> **ENTRIES PROVIDED**
—————

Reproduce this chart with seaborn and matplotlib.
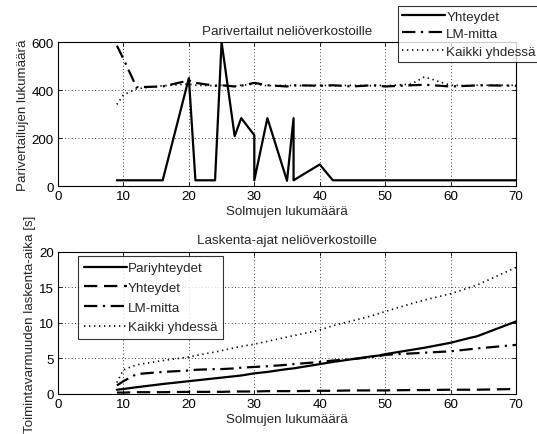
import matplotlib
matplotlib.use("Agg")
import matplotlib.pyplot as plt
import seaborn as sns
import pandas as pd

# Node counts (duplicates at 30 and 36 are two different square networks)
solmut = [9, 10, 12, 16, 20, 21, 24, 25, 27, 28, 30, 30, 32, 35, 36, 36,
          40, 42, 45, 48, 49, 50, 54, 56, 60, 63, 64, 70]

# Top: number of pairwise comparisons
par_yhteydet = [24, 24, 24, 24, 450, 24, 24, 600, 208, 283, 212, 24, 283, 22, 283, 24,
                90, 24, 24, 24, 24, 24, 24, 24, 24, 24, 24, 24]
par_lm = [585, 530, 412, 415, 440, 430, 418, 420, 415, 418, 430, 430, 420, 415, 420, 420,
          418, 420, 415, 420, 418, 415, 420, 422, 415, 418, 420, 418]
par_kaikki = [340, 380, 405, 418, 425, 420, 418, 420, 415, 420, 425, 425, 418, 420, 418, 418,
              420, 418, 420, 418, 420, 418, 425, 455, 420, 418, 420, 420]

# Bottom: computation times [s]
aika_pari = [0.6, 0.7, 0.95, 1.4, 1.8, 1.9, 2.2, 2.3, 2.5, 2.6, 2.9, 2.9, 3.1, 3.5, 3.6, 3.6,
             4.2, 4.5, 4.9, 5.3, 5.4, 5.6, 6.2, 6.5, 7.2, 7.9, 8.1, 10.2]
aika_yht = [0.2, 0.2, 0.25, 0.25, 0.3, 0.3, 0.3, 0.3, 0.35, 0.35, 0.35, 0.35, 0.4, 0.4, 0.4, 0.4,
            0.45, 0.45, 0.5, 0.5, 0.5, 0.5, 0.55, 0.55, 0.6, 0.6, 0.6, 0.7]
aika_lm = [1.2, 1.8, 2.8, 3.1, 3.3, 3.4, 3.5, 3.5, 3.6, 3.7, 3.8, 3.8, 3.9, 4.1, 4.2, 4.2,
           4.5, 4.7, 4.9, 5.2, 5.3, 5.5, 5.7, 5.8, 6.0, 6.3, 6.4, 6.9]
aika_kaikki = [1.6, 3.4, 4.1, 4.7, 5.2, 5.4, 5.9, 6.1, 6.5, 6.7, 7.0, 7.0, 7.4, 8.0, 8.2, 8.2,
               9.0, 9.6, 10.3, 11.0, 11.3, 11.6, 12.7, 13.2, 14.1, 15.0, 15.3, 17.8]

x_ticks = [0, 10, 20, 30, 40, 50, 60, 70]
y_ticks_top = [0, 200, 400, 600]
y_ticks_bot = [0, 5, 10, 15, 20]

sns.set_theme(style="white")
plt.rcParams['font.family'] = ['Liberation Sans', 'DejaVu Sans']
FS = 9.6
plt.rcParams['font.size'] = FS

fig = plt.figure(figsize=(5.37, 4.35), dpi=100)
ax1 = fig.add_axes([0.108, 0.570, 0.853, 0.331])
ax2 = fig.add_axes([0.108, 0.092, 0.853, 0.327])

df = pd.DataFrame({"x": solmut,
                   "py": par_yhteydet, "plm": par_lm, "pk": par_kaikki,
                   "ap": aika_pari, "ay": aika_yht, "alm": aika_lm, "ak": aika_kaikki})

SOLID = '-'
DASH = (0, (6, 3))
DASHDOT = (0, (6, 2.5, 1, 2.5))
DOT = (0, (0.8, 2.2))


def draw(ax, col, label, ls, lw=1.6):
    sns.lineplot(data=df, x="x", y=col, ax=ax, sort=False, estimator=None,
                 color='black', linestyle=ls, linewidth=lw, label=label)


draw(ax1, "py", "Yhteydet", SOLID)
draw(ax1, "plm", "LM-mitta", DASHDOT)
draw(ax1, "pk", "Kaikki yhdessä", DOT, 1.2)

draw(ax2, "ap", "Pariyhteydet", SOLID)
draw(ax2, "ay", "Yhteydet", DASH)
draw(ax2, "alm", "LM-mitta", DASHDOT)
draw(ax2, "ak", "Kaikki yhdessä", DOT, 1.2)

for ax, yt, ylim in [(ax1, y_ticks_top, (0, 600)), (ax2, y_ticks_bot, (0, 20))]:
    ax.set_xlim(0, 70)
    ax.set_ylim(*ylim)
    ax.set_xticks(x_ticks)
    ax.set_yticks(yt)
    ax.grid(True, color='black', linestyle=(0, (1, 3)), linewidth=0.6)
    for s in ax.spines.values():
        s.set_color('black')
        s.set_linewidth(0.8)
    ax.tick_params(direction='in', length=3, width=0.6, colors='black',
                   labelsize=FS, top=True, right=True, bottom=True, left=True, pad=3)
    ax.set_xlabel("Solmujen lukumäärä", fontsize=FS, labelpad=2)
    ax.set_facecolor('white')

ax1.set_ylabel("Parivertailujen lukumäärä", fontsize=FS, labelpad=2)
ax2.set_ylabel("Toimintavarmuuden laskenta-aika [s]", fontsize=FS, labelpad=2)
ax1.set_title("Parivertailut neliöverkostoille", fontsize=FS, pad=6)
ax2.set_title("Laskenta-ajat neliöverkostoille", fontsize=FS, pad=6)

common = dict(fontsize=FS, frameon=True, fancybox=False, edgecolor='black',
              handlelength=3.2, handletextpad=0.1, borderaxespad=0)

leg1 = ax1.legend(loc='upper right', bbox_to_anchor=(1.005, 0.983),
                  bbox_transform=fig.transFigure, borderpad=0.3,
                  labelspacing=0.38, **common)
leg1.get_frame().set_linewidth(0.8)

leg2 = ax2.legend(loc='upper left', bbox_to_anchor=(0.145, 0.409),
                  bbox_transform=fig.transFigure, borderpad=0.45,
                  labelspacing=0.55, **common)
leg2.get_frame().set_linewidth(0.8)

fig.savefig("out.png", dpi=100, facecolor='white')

—————

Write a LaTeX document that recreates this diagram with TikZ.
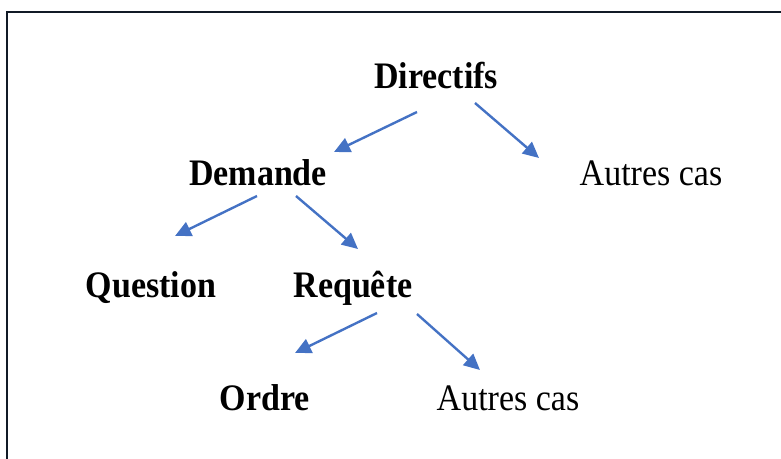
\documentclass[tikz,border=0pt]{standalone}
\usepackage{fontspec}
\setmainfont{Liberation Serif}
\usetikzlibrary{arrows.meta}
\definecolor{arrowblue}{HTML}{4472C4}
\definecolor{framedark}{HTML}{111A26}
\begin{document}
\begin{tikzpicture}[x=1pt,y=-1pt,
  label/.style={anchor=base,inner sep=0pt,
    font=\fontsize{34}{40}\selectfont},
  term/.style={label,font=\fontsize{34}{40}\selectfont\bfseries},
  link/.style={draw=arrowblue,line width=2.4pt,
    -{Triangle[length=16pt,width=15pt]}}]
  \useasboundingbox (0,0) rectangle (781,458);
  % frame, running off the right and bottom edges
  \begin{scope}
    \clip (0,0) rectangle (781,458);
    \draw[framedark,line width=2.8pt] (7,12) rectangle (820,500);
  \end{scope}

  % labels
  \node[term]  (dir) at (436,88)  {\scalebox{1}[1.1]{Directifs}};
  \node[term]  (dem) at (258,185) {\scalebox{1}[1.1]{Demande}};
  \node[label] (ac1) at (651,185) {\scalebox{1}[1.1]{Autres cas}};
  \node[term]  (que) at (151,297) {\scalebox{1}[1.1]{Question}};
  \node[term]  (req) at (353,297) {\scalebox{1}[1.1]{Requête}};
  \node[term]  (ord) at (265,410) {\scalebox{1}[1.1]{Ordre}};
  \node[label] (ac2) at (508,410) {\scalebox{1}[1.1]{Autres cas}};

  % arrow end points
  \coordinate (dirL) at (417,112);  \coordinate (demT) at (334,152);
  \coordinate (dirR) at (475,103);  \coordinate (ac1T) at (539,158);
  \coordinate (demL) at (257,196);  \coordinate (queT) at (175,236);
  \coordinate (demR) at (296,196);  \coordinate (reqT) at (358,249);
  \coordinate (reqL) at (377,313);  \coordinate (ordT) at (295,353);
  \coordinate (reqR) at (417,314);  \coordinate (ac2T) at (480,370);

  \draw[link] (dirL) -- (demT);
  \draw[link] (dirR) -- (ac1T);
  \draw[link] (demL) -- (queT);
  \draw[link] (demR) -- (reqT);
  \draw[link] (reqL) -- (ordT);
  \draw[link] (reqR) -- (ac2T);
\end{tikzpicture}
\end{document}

—————

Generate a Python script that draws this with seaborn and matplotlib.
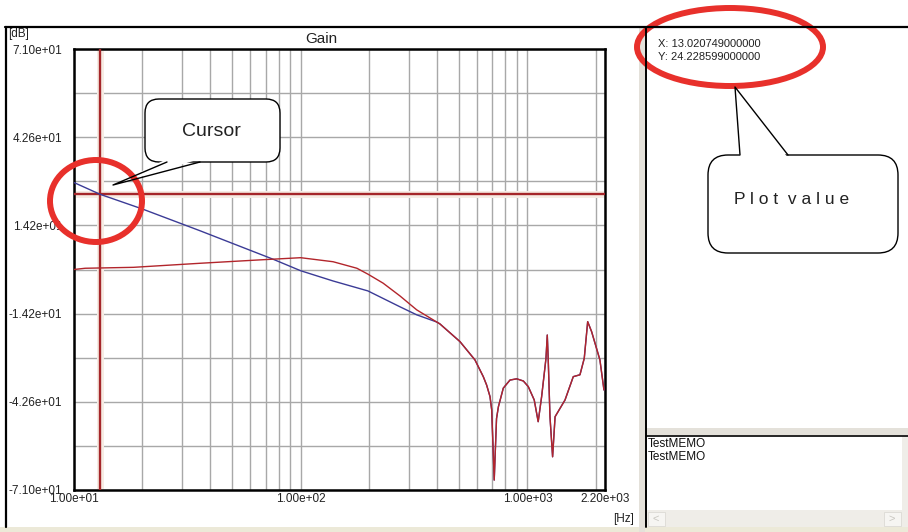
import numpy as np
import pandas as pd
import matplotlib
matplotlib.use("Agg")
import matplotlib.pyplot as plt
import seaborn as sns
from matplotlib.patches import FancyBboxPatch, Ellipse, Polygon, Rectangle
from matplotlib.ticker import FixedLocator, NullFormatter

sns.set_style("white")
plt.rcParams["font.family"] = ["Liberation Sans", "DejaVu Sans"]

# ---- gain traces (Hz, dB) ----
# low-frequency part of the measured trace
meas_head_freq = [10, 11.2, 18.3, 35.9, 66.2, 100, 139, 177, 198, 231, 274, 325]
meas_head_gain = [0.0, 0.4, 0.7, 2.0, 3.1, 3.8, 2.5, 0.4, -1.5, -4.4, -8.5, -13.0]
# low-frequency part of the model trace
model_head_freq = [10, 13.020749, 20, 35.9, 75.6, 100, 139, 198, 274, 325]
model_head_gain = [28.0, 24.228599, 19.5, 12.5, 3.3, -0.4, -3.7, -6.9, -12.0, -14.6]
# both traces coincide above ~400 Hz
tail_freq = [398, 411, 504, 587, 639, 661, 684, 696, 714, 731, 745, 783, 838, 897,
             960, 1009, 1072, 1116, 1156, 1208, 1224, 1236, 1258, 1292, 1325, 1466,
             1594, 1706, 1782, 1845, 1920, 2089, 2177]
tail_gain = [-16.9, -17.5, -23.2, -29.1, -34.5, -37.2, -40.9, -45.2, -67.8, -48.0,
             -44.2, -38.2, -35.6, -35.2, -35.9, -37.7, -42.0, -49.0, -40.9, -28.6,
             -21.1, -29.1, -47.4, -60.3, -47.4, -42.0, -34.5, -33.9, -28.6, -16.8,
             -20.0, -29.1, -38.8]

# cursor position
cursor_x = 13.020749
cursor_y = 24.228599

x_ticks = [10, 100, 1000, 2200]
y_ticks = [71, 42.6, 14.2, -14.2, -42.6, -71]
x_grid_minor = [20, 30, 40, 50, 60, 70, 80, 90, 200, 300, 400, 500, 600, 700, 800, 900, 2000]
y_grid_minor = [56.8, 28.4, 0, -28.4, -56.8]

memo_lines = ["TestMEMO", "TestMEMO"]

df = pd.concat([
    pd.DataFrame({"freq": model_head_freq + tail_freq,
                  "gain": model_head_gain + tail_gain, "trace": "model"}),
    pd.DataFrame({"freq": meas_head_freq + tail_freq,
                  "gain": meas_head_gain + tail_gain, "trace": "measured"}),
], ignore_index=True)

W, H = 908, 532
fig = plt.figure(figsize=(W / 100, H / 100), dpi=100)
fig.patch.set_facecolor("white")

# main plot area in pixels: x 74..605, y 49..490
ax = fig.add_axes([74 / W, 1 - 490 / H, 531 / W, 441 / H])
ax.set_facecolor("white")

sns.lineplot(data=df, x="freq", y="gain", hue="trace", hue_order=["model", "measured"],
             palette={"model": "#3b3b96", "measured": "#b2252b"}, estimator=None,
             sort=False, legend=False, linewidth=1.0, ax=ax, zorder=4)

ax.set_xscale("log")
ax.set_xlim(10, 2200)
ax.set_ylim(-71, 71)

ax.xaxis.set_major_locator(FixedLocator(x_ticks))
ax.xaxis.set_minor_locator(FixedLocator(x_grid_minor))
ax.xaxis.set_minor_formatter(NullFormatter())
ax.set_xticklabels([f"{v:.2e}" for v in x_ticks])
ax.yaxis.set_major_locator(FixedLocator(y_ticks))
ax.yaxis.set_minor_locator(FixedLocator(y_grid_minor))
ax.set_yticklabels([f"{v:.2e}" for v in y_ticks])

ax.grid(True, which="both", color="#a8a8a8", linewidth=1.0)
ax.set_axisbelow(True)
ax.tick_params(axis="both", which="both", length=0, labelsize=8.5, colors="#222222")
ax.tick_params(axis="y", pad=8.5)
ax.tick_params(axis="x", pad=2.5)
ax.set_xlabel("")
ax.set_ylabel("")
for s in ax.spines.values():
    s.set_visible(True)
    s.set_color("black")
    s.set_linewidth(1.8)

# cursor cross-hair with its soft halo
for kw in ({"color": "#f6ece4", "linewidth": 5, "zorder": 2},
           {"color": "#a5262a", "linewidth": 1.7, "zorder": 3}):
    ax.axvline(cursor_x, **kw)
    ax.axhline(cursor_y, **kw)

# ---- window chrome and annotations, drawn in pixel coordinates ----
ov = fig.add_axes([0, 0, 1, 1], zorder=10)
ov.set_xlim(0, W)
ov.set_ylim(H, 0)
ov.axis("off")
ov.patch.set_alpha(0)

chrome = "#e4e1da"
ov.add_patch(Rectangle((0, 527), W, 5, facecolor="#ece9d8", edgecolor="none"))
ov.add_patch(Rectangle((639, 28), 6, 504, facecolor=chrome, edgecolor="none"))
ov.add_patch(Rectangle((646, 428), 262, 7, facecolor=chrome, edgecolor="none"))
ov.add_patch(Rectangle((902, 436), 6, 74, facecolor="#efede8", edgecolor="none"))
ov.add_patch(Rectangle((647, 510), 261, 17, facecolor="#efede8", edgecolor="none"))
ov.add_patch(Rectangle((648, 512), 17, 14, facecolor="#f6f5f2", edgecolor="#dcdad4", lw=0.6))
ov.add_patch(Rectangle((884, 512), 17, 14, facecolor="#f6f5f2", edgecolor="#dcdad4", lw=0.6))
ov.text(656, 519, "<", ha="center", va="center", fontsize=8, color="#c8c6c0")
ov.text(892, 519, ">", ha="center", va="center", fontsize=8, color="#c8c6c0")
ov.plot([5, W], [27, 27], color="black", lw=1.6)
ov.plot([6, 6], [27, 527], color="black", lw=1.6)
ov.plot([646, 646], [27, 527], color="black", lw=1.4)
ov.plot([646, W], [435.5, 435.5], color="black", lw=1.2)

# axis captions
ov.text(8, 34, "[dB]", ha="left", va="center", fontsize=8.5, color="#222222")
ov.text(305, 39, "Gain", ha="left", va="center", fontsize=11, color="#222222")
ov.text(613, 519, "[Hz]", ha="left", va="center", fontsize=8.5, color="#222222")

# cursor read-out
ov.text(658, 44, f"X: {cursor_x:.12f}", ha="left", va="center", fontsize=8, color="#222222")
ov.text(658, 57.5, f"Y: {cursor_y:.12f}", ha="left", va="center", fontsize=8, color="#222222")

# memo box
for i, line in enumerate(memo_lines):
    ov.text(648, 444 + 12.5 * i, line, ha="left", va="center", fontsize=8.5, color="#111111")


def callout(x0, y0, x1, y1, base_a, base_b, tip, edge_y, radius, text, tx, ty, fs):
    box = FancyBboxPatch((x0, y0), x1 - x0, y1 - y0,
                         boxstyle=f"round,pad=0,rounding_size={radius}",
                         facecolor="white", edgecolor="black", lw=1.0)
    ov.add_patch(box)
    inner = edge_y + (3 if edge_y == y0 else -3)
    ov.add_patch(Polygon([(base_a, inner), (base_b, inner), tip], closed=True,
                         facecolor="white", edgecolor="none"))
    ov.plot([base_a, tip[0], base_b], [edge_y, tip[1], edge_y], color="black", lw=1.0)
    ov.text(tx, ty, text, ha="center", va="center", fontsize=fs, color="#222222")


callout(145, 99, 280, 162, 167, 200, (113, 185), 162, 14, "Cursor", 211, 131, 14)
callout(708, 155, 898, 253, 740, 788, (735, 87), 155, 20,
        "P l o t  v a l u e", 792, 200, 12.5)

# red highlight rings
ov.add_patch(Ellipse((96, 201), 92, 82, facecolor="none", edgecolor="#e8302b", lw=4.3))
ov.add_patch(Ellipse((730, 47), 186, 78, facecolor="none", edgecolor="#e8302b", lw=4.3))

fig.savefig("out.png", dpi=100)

—————

> **WHAT THE TASK REQUIRES**
Reproduce exactly, and only, the lines from the one containing "Reproduce this chart" through the one containing "63, 64, 70]", including both; leave out any pictures.

> **EXPECTED ANSWER**
Reproduce this chart with seaborn and matplotlib.
import matplotlib
matplotlib.use("Agg")
import matplotlib.pyplot as plt
import seaborn as sns
import pandas as pd

# Node counts (duplicates at 30 and 36 are two different square networks)
solmut = [9, 10, 12, 16, 20, 21, 24, 25, 27, 28, 30, 30, 32, 35, 36, 36,
          40, 42, 45, 48, 49, 50, 54, 56, 60, 63, 64, 70]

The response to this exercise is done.